On the field, Smith looks like a likely future starter. He demonstrates tremendous strength and he moves other large individuals with ease. Once he gets his hands on a defensive lineman, he's in trouble. Unfortunately, Smith has some troubles with the process of getting his hands on d-linemen consistently as his technique still needs some refining, but can be done with quality NFL coaching from offensive line coach Andy Heck. At Tennessee, Smith allowed one sack over 755 pass-blocking snaps as a dedicated guard over the last two seasons, quite an impressive feat.
I believe that Smith is going to be another "redshirt" draft pick and he will be the fourth or fifth guard on the team. Look for Smith to get a look in the future, maybe in 2022 or 2023, for the starting right guard spot. But for 2021, I think he is the least-likely pick to have a role due to his improvement needed and the players above him in the depth chart.
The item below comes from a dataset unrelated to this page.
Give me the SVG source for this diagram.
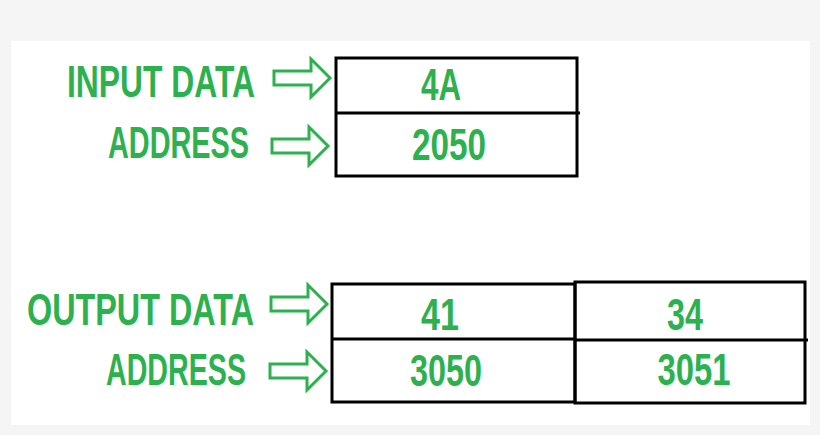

Takeaways and Grades for the Chiefs' 2021 Draft Class
This draft class has a good mix of players who could make a quick impact and players with a more long-term viewpoint in mind. Humphrey, Powell, Gray and Bolton are good quick-impact prospects, with Humphrey being the most likely to succeed quickly, and Kaindoh and Smith look like 2021 "redshirts" with high potential but a major need for improvement with technique. I like this draft a lot, even though the Chiefs addressed some positions later than I would have preferred. I give this draft a B+ grade and I look forward to seeing what is to come for these six players!